- [PROBLEM REQUIREMENTS]
Would you copy the records below, exactly and only from their first line through the line containing "b_40_y = [17.0, 32.3, 43.6, 50.1, 55.2, 53.3]", without any pictures?

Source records
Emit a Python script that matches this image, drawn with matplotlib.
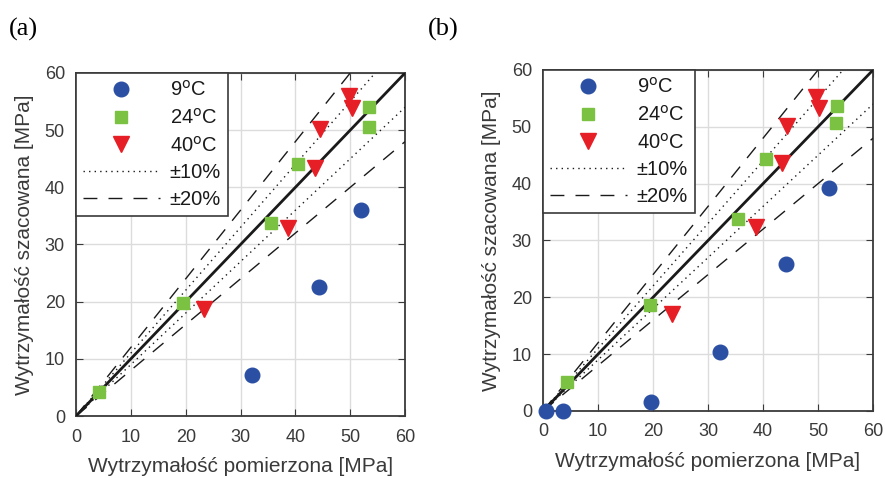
import numpy as np
import matplotlib.pyplot as plt
from matplotlib.lines import Line2D

plt.rcParams['font.family'] = ['Liberation Sans', 'DejaVu Sans']

# panel (a)
a_9_x = [32.1, 44.3, 52.0]
a_9_y = [7.1, 22.6, 36.0]
a_24_x = [4.1, 19.5, 35.5, 40.5, 53.5, 53.4]
a_24_y = [4.2, 19.7, 33.7, 44.0, 54.1, 50.5]
a_40_x = [23.3, 38.7, 43.5, 44.4, 49.8, 50.3]
a_40_y = [18.7, 32.8, 43.4, 50.2, 55.9, 53.8]

# panel (b)
b_9_x = [0.5, 3.6, 19.7, 32.1, 44.2, 51.9]
b_9_y = [0.0, 0.0, 1.5, 10.4, 25.8, 39.3]
b_24_x = [4.4, 19.5, 35.5, 40.5, 53.4, 53.2]
b_24_y = [5.1, 18.6, 33.7, 44.4, 53.6, 50.6]
b_40_x = [23.4, 38.7, 43.4, 44.3, 49.7, 50.2]
b_40_y = [17.0, 32.3, 43.6, 50.1, 55.2, 53.3]

ticks = [0, 10, 20, 30, 40, 50, 60]
labels = ['9$^{\\rm o}$C', '24$^{\\rm o}$C', '40$^{\\rm o}$C', '\u00b110%', '\u00b120%']

c_blue = '#2b4fa3'
c_green = '#7cc242'
c_red = '#e61f26'
c_edge = '#3a3a3a'


def draw_panel(ax, x9, y9, x24, y24, x40, y40):
    ax.set_xlim(0, 60)
    ax.set_ylim(0, 60)
    ax.set_xticks(ticks)
    ax.set_yticks(ticks)
    ax.grid(True, color='#dcdcdc', linewidth=1.0)
    ax.set_axisbelow(True)
    ax.tick_params(direction='in', top=True, right=True, labelsize=13,
                   length=5, color=c_edge, labelcolor='#3a3a3a')
    ax.tick_params(axis='x', pad=9)
    ax.tick_params(axis='y', pad=8)
    for s in ax.spines.values():
        s.set_color(c_edge)
        s.set_linewidth(1.3)

    xx = np.array([0, 60])
    ax.plot(xx, xx, color='#1a1a1a', lw=2.0, zorder=3)
    ax.plot(xx, 1.1 * xx, color='#1a1a1a', lw=1.0, ls=(0, (1, 3)), zorder=3)
    ax.plot(xx, 0.9 * xx, color='#1a1a1a', lw=1.0, ls=(0, (1, 3)), zorder=3)
    ax.plot(xx, 1.2 * xx, color='#1a1a1a', lw=1.0, ls=(0, (10, 8)), zorder=3)
    ax.plot(xx, 0.8 * xx, color='#1a1a1a', lw=1.0, ls=(0, (10, 8)), zorder=3)

    ax.plot(x9, y9, 'o', color=c_blue, ms=10.5, zorder=4, clip_on=False)
    ax.plot(x24, y24, 's', color=c_green, ms=8, zorder=4, clip_on=False)
    ax.plot(x40, y40, 'v', color=c_red, ms=11, zorder=4, clip_on=False)

    handles = [
        Line2D([], [], ls='none', marker='o', color=c_blue, ms=10.5),
        Line2D([], [], ls='none', marker='s', color=c_green, ms=8),
        Line2D([], [], ls='none', marker='v', color=c_red, ms=11),
        Line2D([], [], color='#1a1a1a', lw=1.0, ls=(0, (1, 3))),
        Line2D([], [], color='#1a1a1a', lw=1.0, ls=(0, (10, 8))),
    ]
    leg = ax.legend(handles, labels, loc='upper left', borderaxespad=0,
                    fontsize=14.5, handlelength=3.8, handletextpad=0.5,
                    labelspacing=0.38, borderpad=0.35, fancybox=False,
                    framealpha=1, edgecolor=c_edge, numpoints=1)
    leg.get_frame().set_linewidth(1.2)
    for t in leg.get_texts():
        t.set_color('#1a1a1a')

    ax.set_xlabel('Wytrzyma\u0142o\u015b\u0107 pomierzona [MPa]', fontsize=15,
                  color='#3a3a3a', labelpad=8)
    ax.set_ylabel('Wytrzyma\u0142o\u015b\u0107 szacowana [MPa]', fontsize=15,
                  color='#3a3a3a', labelpad=8)


fig = plt.figure(figsize=(8.85, 4.78), dpi=100)
ax1 = fig.add_axes([0.0859, 0.1297, 0.3718, 0.7176])
ax2 = fig.add_axes([0.6136, 0.1402, 0.3729, 0.7134])
draw_panel(ax1, a_9_x, a_9_y, a_24_x, a_24_y, a_40_x, a_40_y)
draw_panel(ax2, b_9_x, b_9_y, b_24_x, b_24_y, b_40_x, b_40_y)

fig.text(0.010, 0.925, '(a)', family=['Liberation Serif'], fontsize=19)
fig.text(0.483, 0.925, '(b)', family=['Liberation Serif'], fontsize=19)

fig.savefig('out.png', dpi=100)
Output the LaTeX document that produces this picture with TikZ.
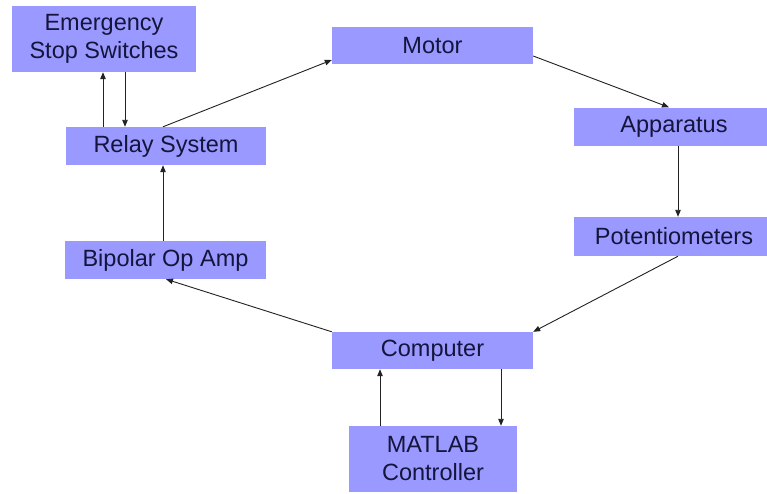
\documentclass[tikz,border=0pt]{standalone}
\usepackage{fontspec}
\setmainfont{Liberation Sans}
\usetikzlibrary{arrows.meta}
\definecolor{boxfill}{HTML}{9999FF}
\definecolor{boxtext}{HTML}{14143C}
\definecolor{wire}{HTML}{222222}
\begin{document}
\begin{tikzpicture}[x=1pt,y=-1pt,
  blk/.style={fill=boxfill,draw=none,text=boxtext,font=\fontsize{23.5}{28}\selectfont,align=center,inner sep=0pt},
  link/.style={draw=wire,line width=0.9pt,-{Triangle[length=7pt,width=5.5pt]}}]
\useasboundingbox (0,0) rectangle (767,493);
\fill[white] (0,0) rectangle (767,493);
% boxes
\node[blk,minimum width=184pt,minimum height=66pt] (ess) at (104,39) {Emergency\\Stop Switches};
\node[blk,minimum width=201pt,minimum height=37pt] (mot) at (432.5,45.5) {Motor};
\node[blk,minimum width=200pt,minimum height=38pt] (rel) at (166,146) {Relay System};
\node[blk,minimum width=200pt,minimum height=38pt] (app) at (674,126.5) {Apparatus};
\node[blk,minimum width=200pt,minimum height=39pt] (pot) at (674,236.5) {Potentiometers};
\node[blk,minimum width=201pt,minimum height=38pt] (bip) at (165.5,260) {Bipolar Op Amp};
\node[blk,minimum width=201pt,minimum height=37pt] (com) at (432.5,350.5) {Computer};
\node[blk,minimum width=168pt,minimum height=66pt] (mat) at (433,459) {MATLAB\\Controller};
% connectors
\draw[link] (rel.north -| 103,0) -- (ess.south -| 103,0);
\draw[link] (ess.south -| 125,0) -- (rel.north -| 125,0);
\draw[link] (rel.north -| 163,0) -- (mot.west |- 0,60);
\draw[link] (mot.east |- 0,56) -- (app.north -| 669,0);
\draw[link] (app.south -| 678,0) -- (pot.north -| 678,0);
\draw[link] (pot.south -| 678,0) -- (com.north east);
\draw[link] (com.north west) -- (bip.south -| 166,0);
\draw[link] (bip.north -| 163,0) -- (rel.south -| 163,0);
\draw[link] (mat.north -| 380,0) -- (com.south -| 380,0);
\draw[link] (com.south -| 501,0) -- (mat.north -| 501,0);
\end{tikzpicture}
\end{document}
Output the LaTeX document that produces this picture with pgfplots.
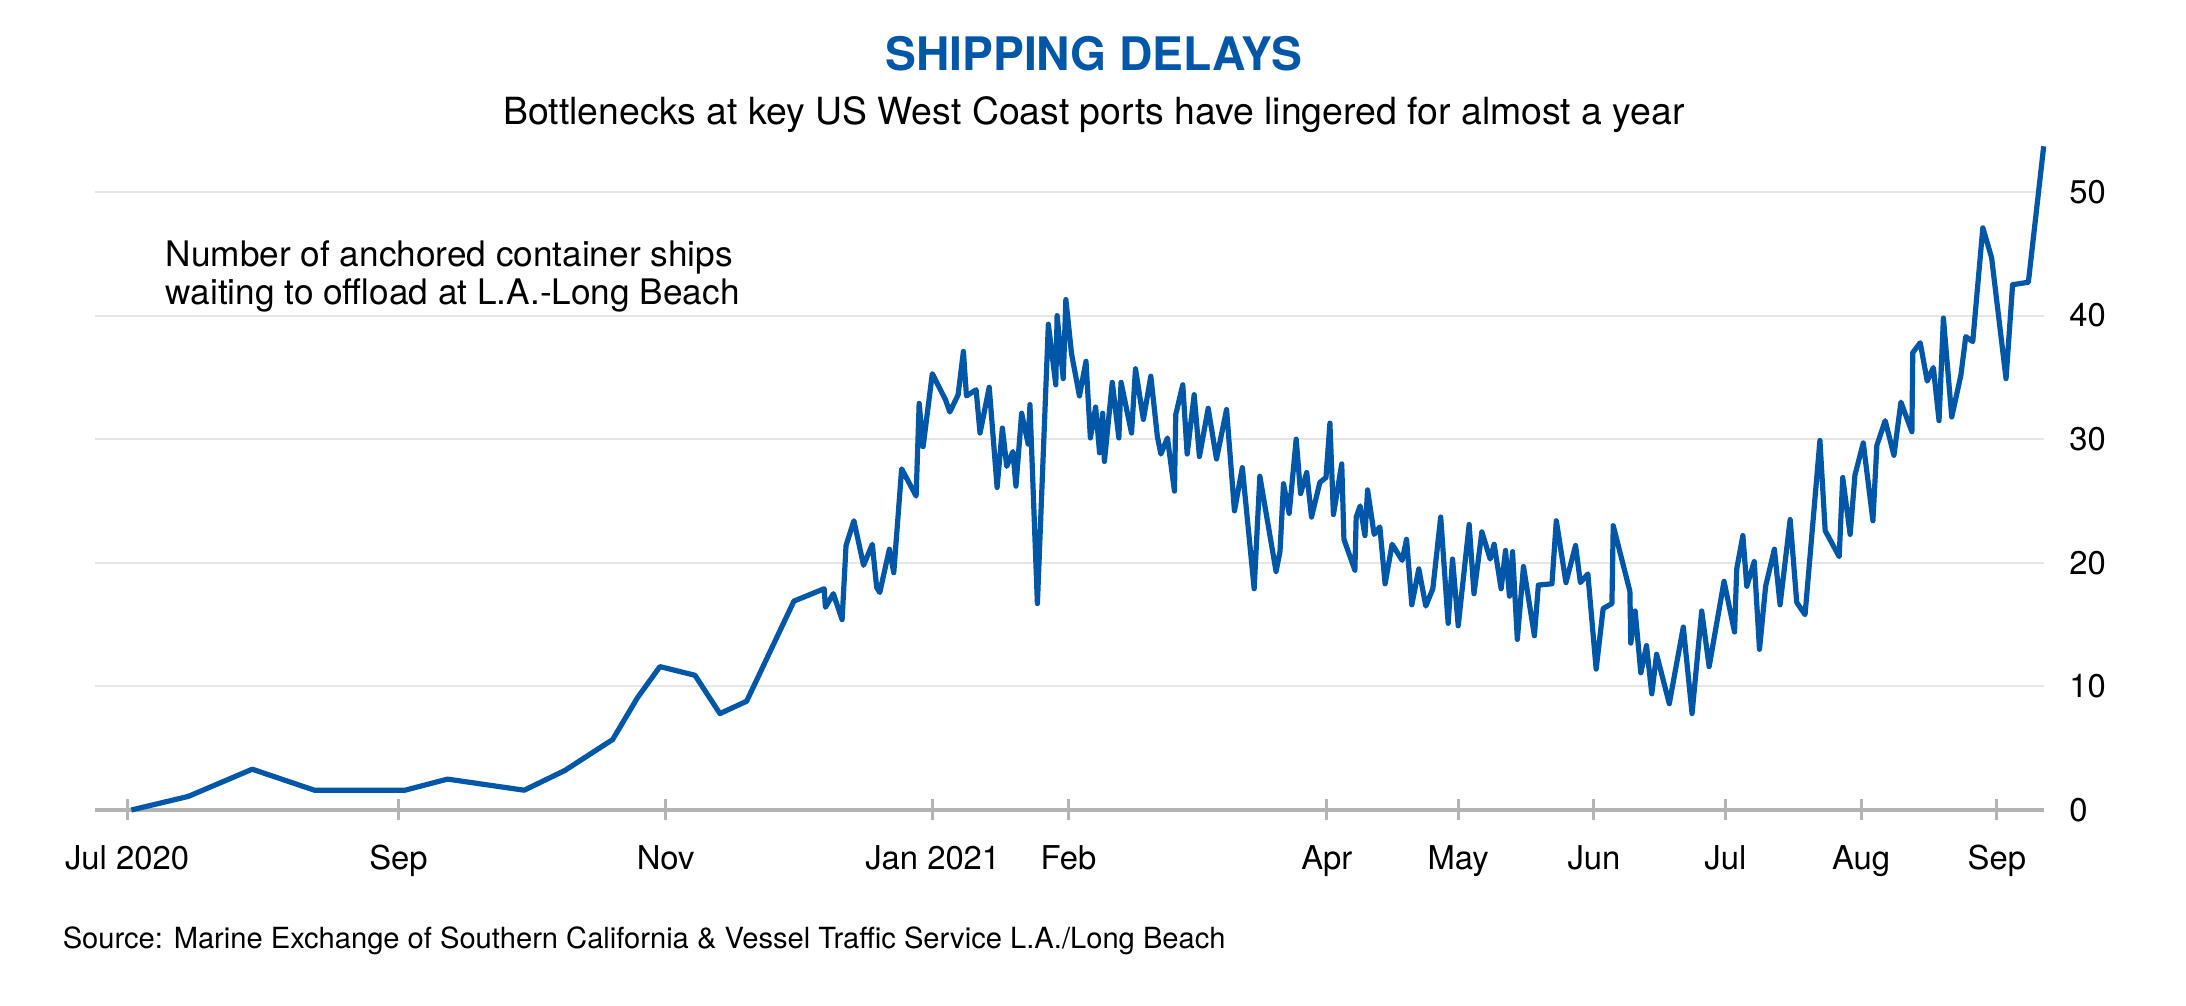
\documentclass[border=0pt]{standalone}
\usepackage{pgfplots}
\pgfplotsset{compat=1.18}
\usepackage{fontspec}
\setmainfont{TeX Gyre Heros}
\definecolor{lineblue}{HTML}{0056A7}
\definecolor{gridgray}{HTML}{E6E6E6}
\definecolor{axisgray}{HTML}{B3B3B3}
\begin{document}
\begin{tikzpicture}
\path[use as bounding box] (0,0) rectangle (546.5pt,251.5pt);
\begin{axis}[
  at={(23.75pt,49pt)}, anchor=south west,
  scale only axis, width=487.25pt, height=169.95pt,
  xmin=-7.31, xmax=437.77, ymin=0, ymax=55,
  separate axis lines,
  axis x line*=bottom,
  x axis line style={draw=axisgray, line width=0.85pt, -},
  axis y line*=right,
  y axis line style={draw=none},
  ytick={0,10,20,30,40,50},
  ytick style={draw=none},
  ymajorgrids,
  grid style={draw=gridgray, line width=0.5pt},
  xtick={0,62,123,184,215,274,304,335,365,396,427},
  xticklabels={Jul 2020,Sep,Nov,Jan 2021,Feb,Apr,May,Jun,Jul,Aug,Sep},
  xtick style={draw=axisgray, line width=0.75pt},
  tick align=center,
  major tick length=5.25pt,
  xticklabel style={anchor=base, inner sep=0pt, yshift=-12.2pt, font=\fontsize{8.2}{10}\selectfont},
  yticklabel style={anchor=west, inner sep=0pt, xshift=3.5pt, font=\fontsize{8.2}{10}\selectfont},
  /pgf/number format/assume math mode=true,
  clip=false,
]
\addplot[color=lineblue, line width=1.3pt, line join=round, mark=none] coordinates {
(1,0) (14,1.1) (28.6,3.3) (42.8,1.6) (63.5,1.6) (73.2,2.5) (90.7,1.6) (100,3.2)
(110.9,5.7) (116.6,9.1) (121.7,11.6) (129.7,10.9) (135.4,7.8) (141.5,8.8)
(152.3,16.9) (159.2,17.9) (159.5,16.4) (161.3,17.5) (163.3,15.4) (164.2,21.4)
(166,23.4) (168.2,19.8) (170.2,21.5) (171.2,18.0) (171.9,17.6) (174.1,21.1)
(175.1,19.2) (176.9,27.6) (180.2,25.4) (180.9,32.9) (181.8,29.4) (183.9,35.3)
(186.9,33.2) (187.9,32.2) (189.8,33.6) (191,37.1) (191.7,33.5) (193.9,34.0)
(194.8,30.5) (196.9,34.2) (198.7,26.1) (199.9,30.9) (200.9,27.8) (202.3,29.0)
(203,26.2) (204.3,32.1) (205.8,29.6) (206.2,32.8) (207.9,16.7) (210.4,39.3)
(212.1,34.4) (212.4,40.0) (213.8,34.9) (214.4,41.3) (215.7,36.9) (217.5,33.5)
(219,36.3) (220,30.1) (221.2,32.6) (222.1,28.9) (222.8,32.1) (223.2,28.2)
(225,34.6) (226.5,30.1) (227,34.6) (229.4,30.5) (230.3,35.7) (232.1,31.6)
(233.8,35.1) (235.3,30.2) (236.1,28.8) (237.6,30.1) (239.2,25.8) (239.5,32.0)
(241.1,34.4) (242.1,28.8) (243.7,33.6) (244.9,28.6) (246.9,32.5) (248.8,28.4)
(251.1,32.4) (252.9,24.2) (254.7,27.7) (257.4,17.9) (258.7,27.0) (262.4,19.3)
(263.3,20.9) (264.1,26.4) (265.4,24.0) (267,30.0) (268,25.6) (269.4,27.3)
(270.5,23.7) (272.4,26.5) (273.8,26.9) (274.7,31.3) (275.5,23.9) (277.4,28.0)
(277.9,21.9) (280.4,19.4) (280.7,23.7) (281.6,24.6) (282.7,22.2) (283.3,25.9)
(284.8,22.3) (286.1,22.9) (287.3,18.3) (288.9,21.5) (291.2,20.2) (292.2,21.9)
(293.4,16.6) (295,19.5) (296.6,16.5) (298.2,17.9) (300,23.7) (301.7,15.1)
(302.7,20.3) (304,14.9) (306.5,23.1) (307.6,17.5) (309.4,22.5) (311.3,20.3)
(312.2,21.5) (313.8,17.9) (314.8,21.0) (315.7,17.3) (316.4,20.9) (317.5,13.8)
(318.9,19.7) (321.4,14.1) (322.3,18.2) (325.4,18.3) (326.4,23.4) (328.6,18.4)
(330.8,21.4) (331.9,18.4) (333.6,19.1) (335.5,11.4) (337.1,16.3) (339.1,16.7)
(339.4,23.0) (343.2,17.7) (343.4,13.5) (344.4,16.1) (345.7,11.1) (347,13.3)
(348.2,9.4) (349.3,12.6) (352.2,8.6) (355.4,14.8) (357.4,7.8) (359.6,16.1)
(361.3,11.6) (364.7,18.5) (367.1,14.4) (367.6,19.5) (369,22.2) (369.9,18.1)
(371.6,20.1) (372.8,13.0) (374.2,18.1) (376.2,21.1) (377.5,16.6) (379.8,23.5)
(381.3,16.8) (383.2,15.8) (386.6,29.9) (387.8,22.6) (391,20.5) (391.8,26.9)
(393.5,22.3) (394.6,27.1) (396.5,29.7) (398.7,23.4) (399.6,29.5) (401.5,31.5)
(403.5,28.7) (405.1,33.0) (407.6,30.6) (407.8,37.0) (409.5,37.8) (411.1,34.7)
(412.5,35.8) (413.8,31.5) (414.8,39.8) (416.7,31.8) (418.8,35.2) (419.9,38.3)
(421.5,37.9) (423.8,47.1) (425.8,44.7) (429.1,34.9) (430.6,42.5) (434.2,42.7)
(437.7,53.7)
};
\end{axis}
\node[anchor=base, font=\fontsize{11.55}{14}\selectfont\bfseries, text=lineblue] at (273.4pt,233.8pt) {SHIPPING DELAYS};
\node[anchor=base, font=\fontsize{9.35}{11}\selectfont] at (273.5pt,220.25pt) {Bottlenecks at key US West Coast ports have lingered for almost a year};
\node[anchor=base west, inner sep=0pt, font=\fontsize{8.8}{11}\selectfont] at (41.25pt,184.8pt) {Number of anchored container ships};
\node[anchor=base west, inner sep=0pt, font=\fontsize{8.8}{11}\selectfont] at (41.25pt,175.25pt) {waiting to offload at L.A.-Long Beach};
\node[anchor=base west, inner sep=0pt, font=\fontsize{7.28}{9}\selectfont] at (15.5pt,14.25pt) {Source: Marine Exchange of Southern California \& Vessel Traffic Service L.A./Long Beach};
\end{tikzpicture}
\end{document}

- [OUTPUT OF THE EXERCISE]
Emit a Python script that matches this image, drawn with matplotlib.
import numpy as np
import matplotlib.pyplot as plt
from matplotlib.lines import Line2D

plt.rcParams['font.family'] = ['Liberation Sans', 'DejaVu Sans']

# panel (a)
a_9_x = [32.1, 44.3, 52.0]
a_9_y = [7.1, 22.6, 36.0]
a_24_x = [4.1, 19.5, 35.5, 40.5, 53.5, 53.4]
a_24_y = [4.2, 19.7, 33.7, 44.0, 54.1, 50.5]
a_40_x = [23.3, 38.7, 43.5, 44.4, 49.8, 50.3]
a_40_y = [18.7, 32.8, 43.4, 50.2, 55.9, 53.8]

# panel (b)
b_9_x = [0.5, 3.6, 19.7, 32.1, 44.2, 51.9]
b_9_y = [0.0, 0.0, 1.5, 10.4, 25.8, 39.3]
b_24_x = [4.4, 19.5, 35.5, 40.5, 53.4, 53.2]
b_24_y = [5.1, 18.6, 33.7, 44.4, 53.6, 50.6]
b_40_x = [23.4, 38.7, 43.4, 44.3, 49.7, 50.2]
b_40_y = [17.0, 32.3, 43.6, 50.1, 55.2, 53.3]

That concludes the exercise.